Accidents on power lines are the leading cause of mortality for many raptor species. In order to prioritise corrective measures, much effort has been focused on identifying the factors associated with collision and electrocution risk. However, most studies lack of precise data about the use of pylons and its underlying driving factors, often relying on biased information based on recorded fatalities. Here, we used multiple years of high-resolution data from 49-GPS tagged Canarian Egyptian Vultures (Neophron percnopterus majorensis) to overcome these typical biases. Birds of our target population use electric pylons extensively for perching (diurnal) and roosting (nocturnal), so accidents with these infrastructures are nowadays the main cause of mortality. Predictive models of pylon intensity of use were fitted for diurnal and nocturnal behaviour, accounting for power line, environmental, and individual vulture's features.

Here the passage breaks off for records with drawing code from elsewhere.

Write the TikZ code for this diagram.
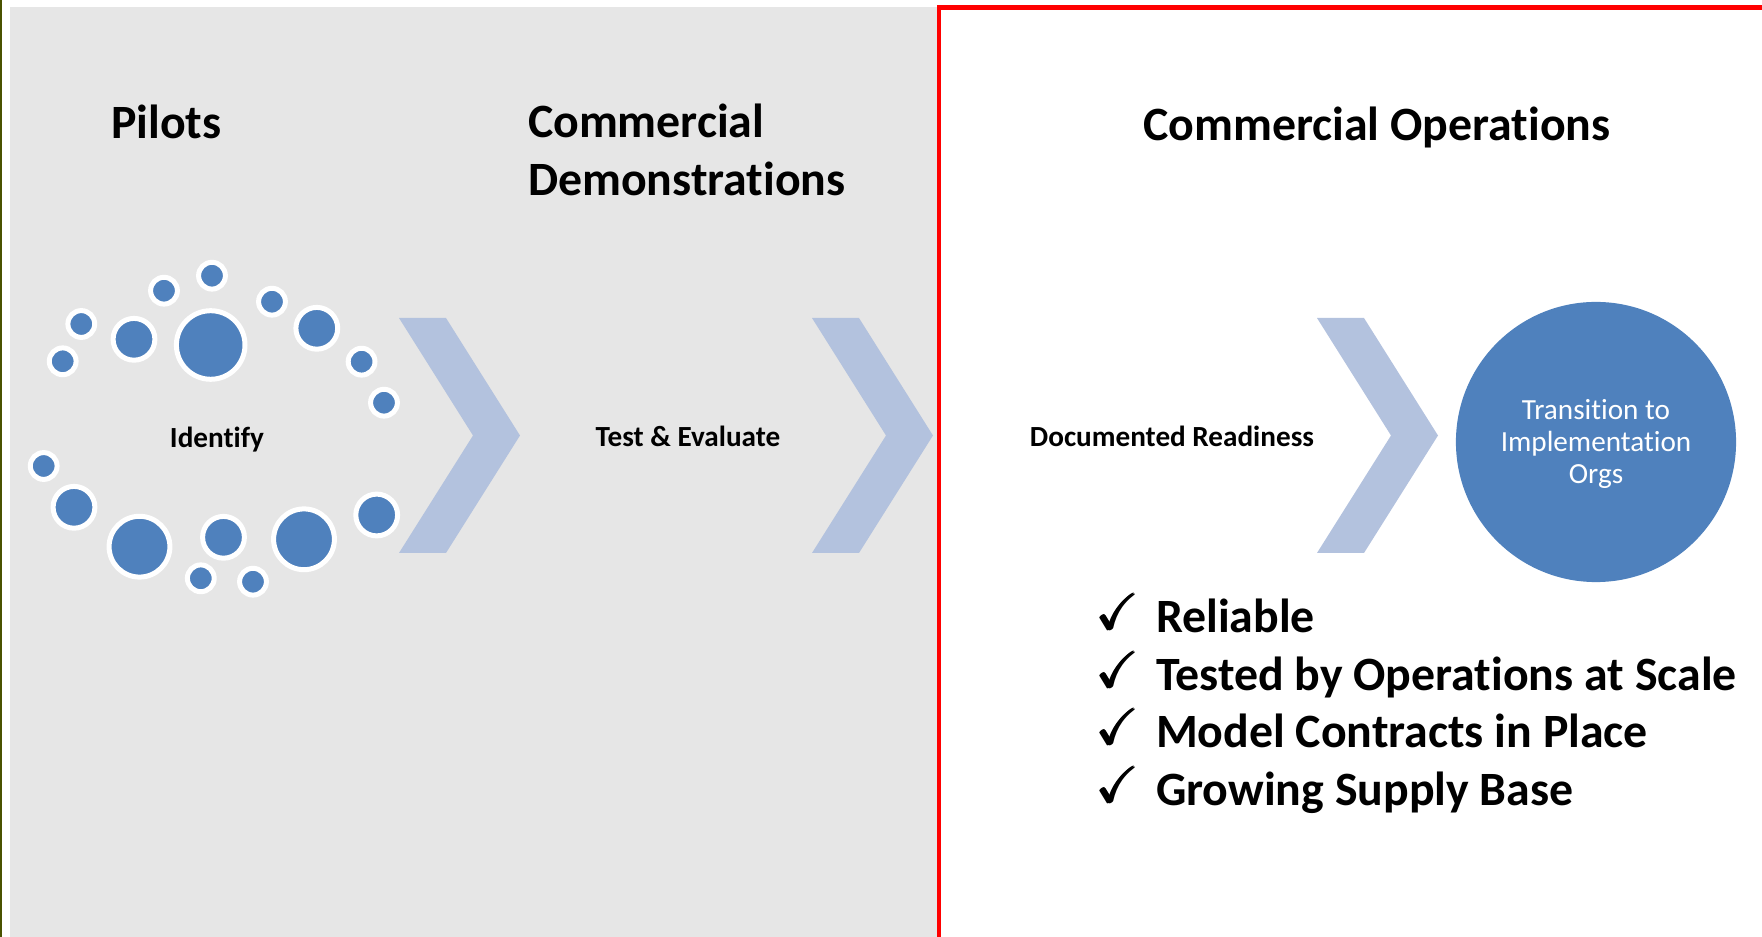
\documentclass[tikz,border=0pt]{standalone}
\usepackage{amsmath}
\usepackage{amssymb}
\usepackage{fontspec}
\setmainfont[Ligatures={NoCommon,NoRare}]{Carlito}
\definecolor{bubBlue}{HTML}{4F81BD}
\definecolor{chevBlue}{HTML}{B3C2DE}
\definecolor{paneGray}{HTML}{E6E6E6}
\definecolor{edgeOlive}{HTML}{4A5200}

\begin{document}
\begin{tikzpicture}[x = 0.01cm, y = -0.01cm, semithick,
    head/.style = {font=\bfseries\fontsize{13.6}{16.6}\selectfont, inner sep=0, align=left},
    lbl/.style = {font=\bfseries\fontsize{8.3}{10}\selectfont, inner sep=0, anchor=base},
    bubble/.style = {fill=bubBlue, draw=white, line width=0.05cm},
    chev/.style = {fill=chevBlue},
    tick/.style = {font=\fontsize{14.4}{14.4}\selectfont, inner sep=0, anchor=base}]
    \useasboundingbox (0, 0) rectangle (1762, 937) ;

    % panes %

    % grey pane (pilots + demos)
    \fill [paneGray] (10, 7) rectangle (937, 937) ;
    \draw [edgeOlive, line width=0.015cm] (1, 0) -- (1, 937) ;

    % red frame (operations)
    \draw [red, line width=0.047cm] (939, 937) -- (939, 7.5) -- (1762, 7.5) ;


    % headings %

    \node [head, anchor=base west] (hd-pilots) at (110, 138.5) {Pilots} ;
    \node [head, anchor=north west] (hd-demos) at (527, 103) {Commercial\\Demonstrations} ;
    \node [head, anchor=base] (hd-ops) at (1377, 140.5) {Commercial Operations} ;


    % chevrons %

    \fill [chev] (399, 318) -- ++(47, 0) -- ++(74, 117.5) -- ++(-74, 117.5)
                 -- ++(-47, 0) -- ++(74, -117.5) -- cycle ;
    \fill [chev] (812, 318) -- ++(47, 0) -- ++(74, 117.5) -- ++(-74, 117.5)
                 -- ++(-47, 0) -- ++(74, -117.5) -- cycle ;
    \fill [chev] (1317, 318) -- ++(47, 0) -- ++(74, 117.5) -- ++(-74, 117.5)
                 -- ++(-47, 0) -- ++(74, -117.5) -- cycle ;


    % bubbles round identify %

    % upper arc
    \draw [bubble] (210.7, 345) circle (34.3) ;
    \draw [bubble] (134, 339.3) circle (20.9) ;
    \draw [bubble] (81.3, 324) circle (13.4) ;
    \draw [bubble] (62.7, 361.3) circle (13.4) ;
    \draw [bubble] (164, 290.7) circle (13.4) ;
    \draw [bubble] (212, 275.7) circle (13.4) ;
    \draw [bubble] (272, 301.7) circle (13.4) ;
    \draw [bubble] (316.8, 328.3) circle (20.9) ;
    \draw [bubble] (361.6, 361.7) circle (13.4) ;
    \draw [bubble] (384, 402.7) circle (13.4) ;

    % lower arc
    \draw [bubble] (43.7, 466) circle (13.4) ;
    \draw [bubble] (74, 507.3) circle (20.9) ;
    \draw [bubble] (139.5, 546.7) circle (30.4) ;
    \draw [bubble] (223.5, 537.3) circle (20.9) ;
    \draw [bubble] (200.8, 578.3) circle (13.4) ;
    \draw [bubble] (253, 581.7) circle (13.4) ;
    \draw [bubble] (304, 539.3) circle (30.4) ;
    \draw [bubble] (376.7, 515) circle (20.9) ;


    % step labels %

    \node [lbl] (lbl-identify) at (217, 447.5) {Identify} ;
    \node [lbl] (lbl-test) at (688, 446.5) {Test \& Evaluate} ;
    \node [lbl] (lbl-ready) at (1172, 446.5) {Documented Readiness} ;

    % transition circle
    \node [circle, fill=bubBlue, minimum size=2.8cm, inner sep=0]
          (orgs) at (1596, 442) {} ;
    \node [text=white, align=center, inner sep=0,
          font=\fontsize{8.3}{9.1}\selectfont]
          (orgs-txt) at (1596, 443.5)
          {Transition to\\Implementation\\Orgs} ;


    % check list %

    \node [tick] (tick-1) at (1119, 630) {$\pmb{\checkmark}$} ;
    \node [head, anchor=base west] (item-1) at (1155, 633) {Reliable} ;

    \node [tick] (tick-2) at (1119, 688) {$\pmb{\checkmark}$} ;
    \node [head, anchor=base west] (item-2) at (1155, 690.5) {Tested by Operations at Scale} ;

    \node [tick] (tick-3) at (1119, 745) {$\pmb{\checkmark}$} ;
    \node [head, anchor=base west] (item-3) at (1155, 748) {Model Contracts in Place} ;

    \node [tick] (tick-4) at (1119, 803) {$\pmb{\checkmark}$} ;
    \node [head, anchor=base west] (item-4) at (1155, 806) {Growing Supply Base} ;

\end{tikzpicture}
\end{document}
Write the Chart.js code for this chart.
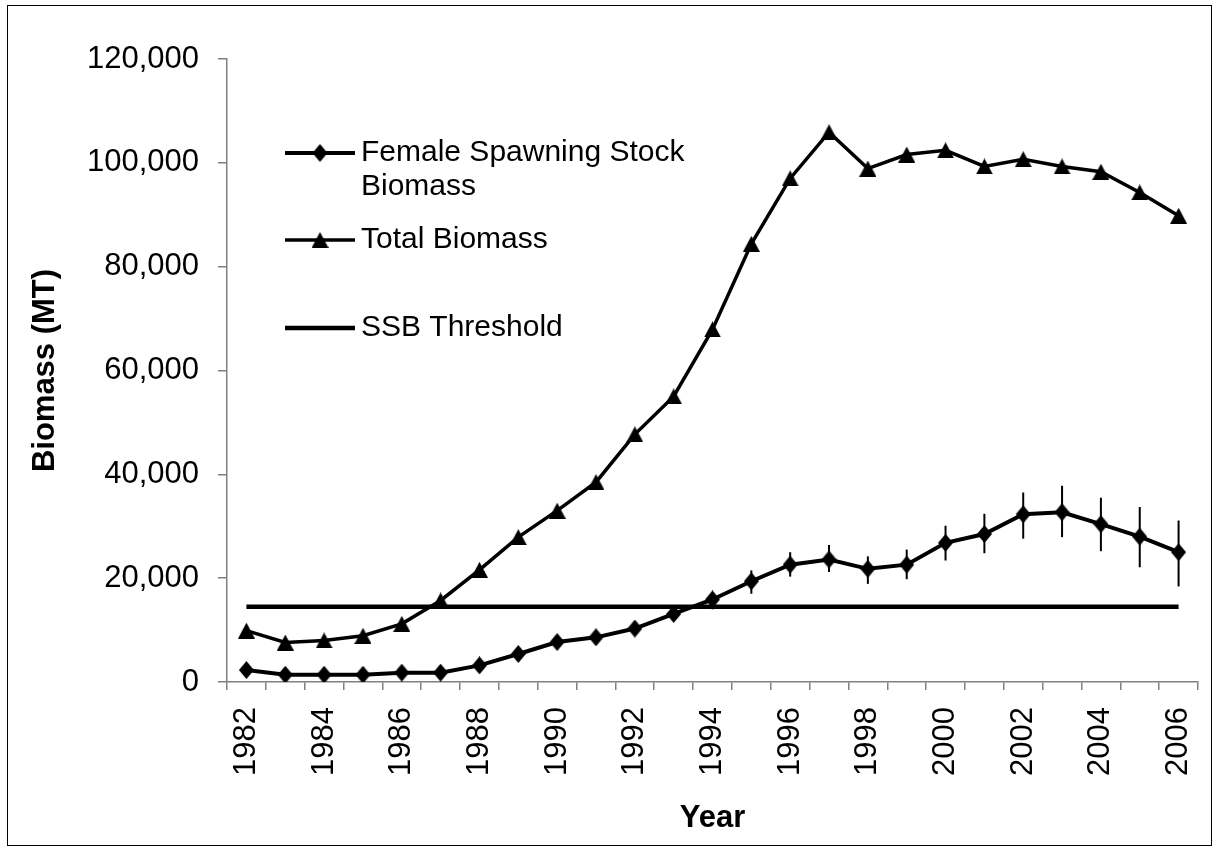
<!DOCTYPE html>
<html><head><meta charset="utf-8">
<script src="https://cdn.jsdelivr.net/npm/chart.js@4.4.1/dist/chart.umd.min.js"></script>
<style>
html,body{margin:0;padding:0;background:#fff}
#wrap{position:relative;width:1215px;height:848px}
#frame{position:absolute;left:7px;top:5px;width:1205px;height:841px;border:1.5px solid #000;box-sizing:border-box;pointer-events:none}
canvas{position:absolute;left:0;top:0}
</style>
</head><body>
<div id="wrap"><canvas id="c" width="1215" height="848"></canvas><div id="frame"></div></div>
<script>
// ---- data ----
const years = ['1982','1983','1984','1985','1986','1987','1988','1989','1990','1991','1992','1993','1994','1995','1996','1997','1998','1999','2000','2001','2002','2003','2004','2005','2006'];
const ssb = [2300,1400,1400,1400,1800,1800,3200,5400,7700,8600,10300,13100,15900,19400,22600,23600,21800,22600,26800,28500,32300,32700,30400,28000,25000];
const ssbLow = [null,null,null,null,null,null,null,null,null,null,null,12200,14000,17000,20300,21200,18900,19800,23400,24800,27600,27900,25200,22100,18400];
const ssbHigh = [null,null,null,null,null,null,null,null,null,null,null,14000,17200,21500,25000,26400,24200,25500,30100,32400,36500,37800,35500,33700,31100];
const total = [9900,7600,8000,8900,11200,15700,21600,27900,33000,38500,47700,55000,67900,84400,97000,105900,98900,101600,102400,99300,100700,99300,98300,94300,89800];
const ssbThreshold = 14500;
const yTicks = [0,20000,40000,60000,80000,100000,120000];
const legendLabels = [['Female Spawning Stock','Biomass'],['Total Biomass'],['SSB Threshold']];

const FONT = "'Liberation Sans', Arial, sans-serif";
Chart.defaults.font.family = FONT;
Chart.defaults.color = '#000';

function diamond(w,h){const c=document.createElement('canvas');c.width=w;c.height=h;const g=c.getContext('2d');g.fillStyle='#000';g.beginPath();g.moveTo(w/2,0);g.lineTo(w,h/2);g.lineTo(w/2,h);g.lineTo(0,h/2);g.closePath();g.fill();return c;}
function triangle(w,h){const c=document.createElement('canvas');c.width=w;c.height=h;const g=c.getContext('2d');g.fillStyle='#000';g.beginPath();g.moveTo(w/2,0);g.lineTo(w,h);g.lineTo(0,h);g.closePath();g.fill();return c;}
const diamondImg = diamond(15,18);
const triImg = triangle(17,16);

const errorBars = {
  id:'errorBars',
  afterDatasetsDraw(chart){
    const {ctx, scales:{x,y}} = chart;
    ctx.save();ctx.strokeStyle='#000';ctx.lineWidth=2;
    ssbLow.forEach((lo,i)=>{
      if(lo==null) return;
      const px = x.getPixelForValue(i);
      ctx.beginPath();ctx.moveTo(px,y.getPixelForValue(lo));ctx.lineTo(px,y.getPixelForValue(ssbHigh[i]));ctx.stroke();
    });
    ctx.restore();
  }
};

const customLegend = {
  id:'customLegend',
  afterDraw(chart){
    const ctx = chart.ctx;
    const rows = [153,240,328];
    const markers = [diamondImg, triImg, null];
    const widths = [4,3.5,4.5];
    ctx.save();
    ctx.font = '30px ' + FONT;
    ctx.textBaseline='middle';ctx.fillStyle='#000';
    rows.forEach((ry,i)=>{
      ctx.strokeStyle='#000';ctx.lineWidth=widths[i];
      ctx.beginPath();ctx.moveTo(285,ry);ctx.lineTo(355,ry);ctx.stroke();
      if(markers[i]) ctx.drawImage(markers[i],320-markers[i].width/2,ry-markers[i].height/2);
      legendLabels[i].forEach((t,j)=>ctx.fillText(t,361,ry+j*34));
    });
    ctx.restore();
  }
};

new Chart(document.getElementById('c'),{
  type:'line',
  data:{labels:years,datasets:[
    {label:'Female Spawning Stock Biomass',data:ssb,borderColor:'#000',borderWidth:4,pointStyle:diamondImg,pointRadius:8,tension:0,order:2},
    {label:'Total Biomass',data:total,borderColor:'#000',borderWidth:3.5,pointStyle:triImg,pointRadius:8,tension:0,order:3},
    {label:'SSB Threshold',data:years.map(()=>ssbThreshold),borderColor:'#000',borderWidth:4.5,pointRadius:0,tension:0,order:1}
  ]},
  options:{
    responsive:false,devicePixelRatio:1,animation:false,
    layout:{padding:{top:59,right:17,left:0,bottom:0}},
    plugins:{legend:{display:false},tooltip:{enabled:false}},
    scales:{
      x:{
        offset:true,
        grid:{offset:true,drawOnChartArea:false,tickLength:8,color:'#808080',lineWidth:1.5},
        border:{color:'#808080',width:1.5},
        ticks:{minRotation:90,maxRotation:90,padding:17,font:{size:31},color:'#000',autoSkip:false,
          callback:function(v,i){return i%2===0?years[i]:'';}},
        title:{display:true,text:'Year',font:{size:31,weight:'bold'},color:'#000',padding:{top:0,bottom:11}},
        afterFit(s){s.height=166;s.paddingLeft=0;s.paddingRight=0;}
      },
      y:{
        min:0,max:120000,
        afterBuildTicks(s){s.ticks=yTicks.map(v=>({value:v}));},
        grid:{drawOnChartArea:false,tickLength:9,color:'#808080',lineWidth:1.5},
        border:{color:'#808080',width:1.5},
        ticks:{padding:19,font:{size:31},color:'#000',callback:v=>v.toLocaleString('en-US')},
        title:{display:true,text:'Biomass (MT)',font:{size:31,weight:'bold'},color:'#000',padding:{top:27,bottom:0}},
        afterFit(s){s.width=227;s.paddingTop=0;s.paddingBottom=0;}
      }
    }
  },
  plugins:[errorBars,customLegend]
});
</script>
</body></html>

Using these measures as a proxy for mortality risk, our model predictions were validated with out-of-sample data of actual mortality recorded during 17 years. Vultures used more pylons during daytime, but those chosen at night were used more intensively. In both time periods, the intensity of use of pylons was determined by similar drivers: vultures avoided pylons close to roads and territories of conspecifics, preferentially used pylons located in areas with higher abundance of food resources, and spread their use during the breeding season. Individuals used pylons unevenly according to their sex, age, and territorial status, indicating that site-specific mitigation measures may affect different fractions of the population. Our modelling procedures predicted actual mortality reasonably well, showing that prioritising mitigation measures on relatively few pylons (6%) could drastically reduce accidents (50%). Our findings demonstrate that combining knowledge on fine-scale individual behaviour and pylon type and distribution is key to target cost-effective conservation actions aimed at effectively reducing avian mortality on power lines.